The Hepatitis C Virus (HCV) is the most common blood-borne infection and cause of liver disease requiring transplantation in the U.S. More than one percent of Americans has a chronic HCV infection. As I describe in a series of posts, individuals with HCV are much more likely to develop cirrhosis and up to 5% will progress to liver cancer (i.e., hepatocellular carcinoma; HCC). According to a press release from the journal Liver Transplantation,:
Continuing increased demand for transplantation is driven by the development of liver cancer in baby boomers with HCV, but that the demand may decrease as patients born in this time period continue to grow older. The peak U.S. HCV prevalence of 4% occurred in those born in 1940 through 1965, who were 20 to 30 years of age during 1979 to 1989, when HCV infection risk was at its highest.
Study authors provide additional insight on the increasing demand for liver transplants.

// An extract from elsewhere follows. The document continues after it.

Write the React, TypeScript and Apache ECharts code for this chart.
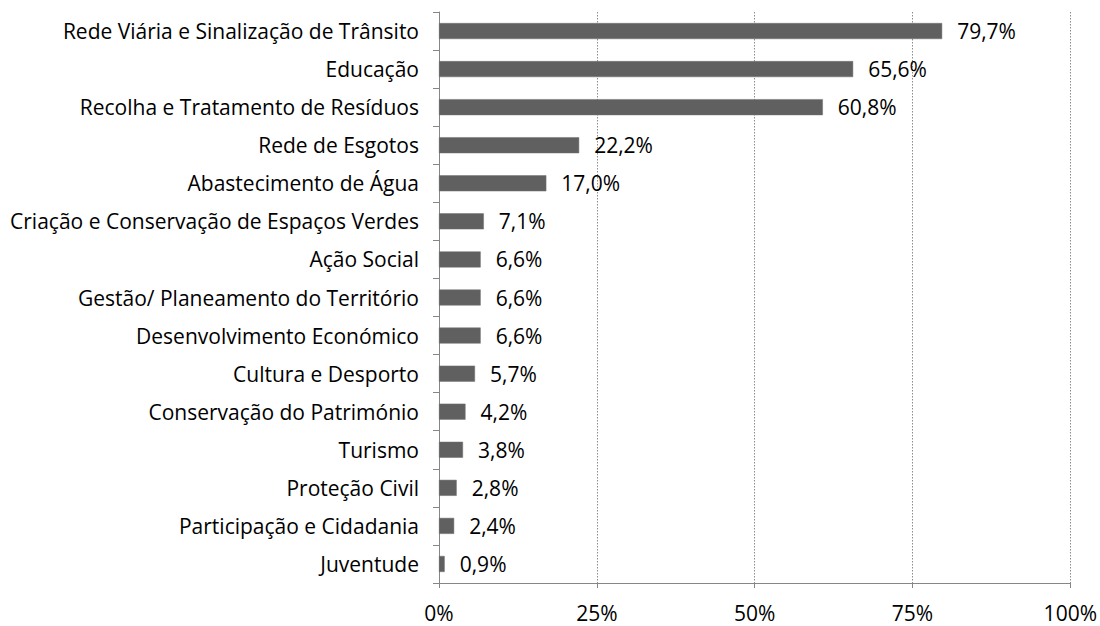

Over the coming decade the aging of those infected with HCV will challenge the transplant community to reconsider current treatment plans given the projected increase in liver transplantation demand, particularly from patients with HCV and liver cancer. With the aging of the population of patients with HCV, many of these patients may not be healthy enough for transplantation and the number of liver transplants in patients with HCV may decrease.
- Lead author Dr. Scott W. Biggins
- Scott W. Biggins, Kiran M. Bambha, Norah A. Terrault, John Inadomi, Stephen Shiboski, Jennifer L. Dodge, Jane Gralla, Hugo R. Rosen and John P. Roberts. “Projected Future Increase in Aging HCV-Infected Liver Transplant Candidates: A Potential Effect of HCC.” Liver Transplantation; (DOI: 10.1002/lt.23551) Print Issue Date: December, 2012.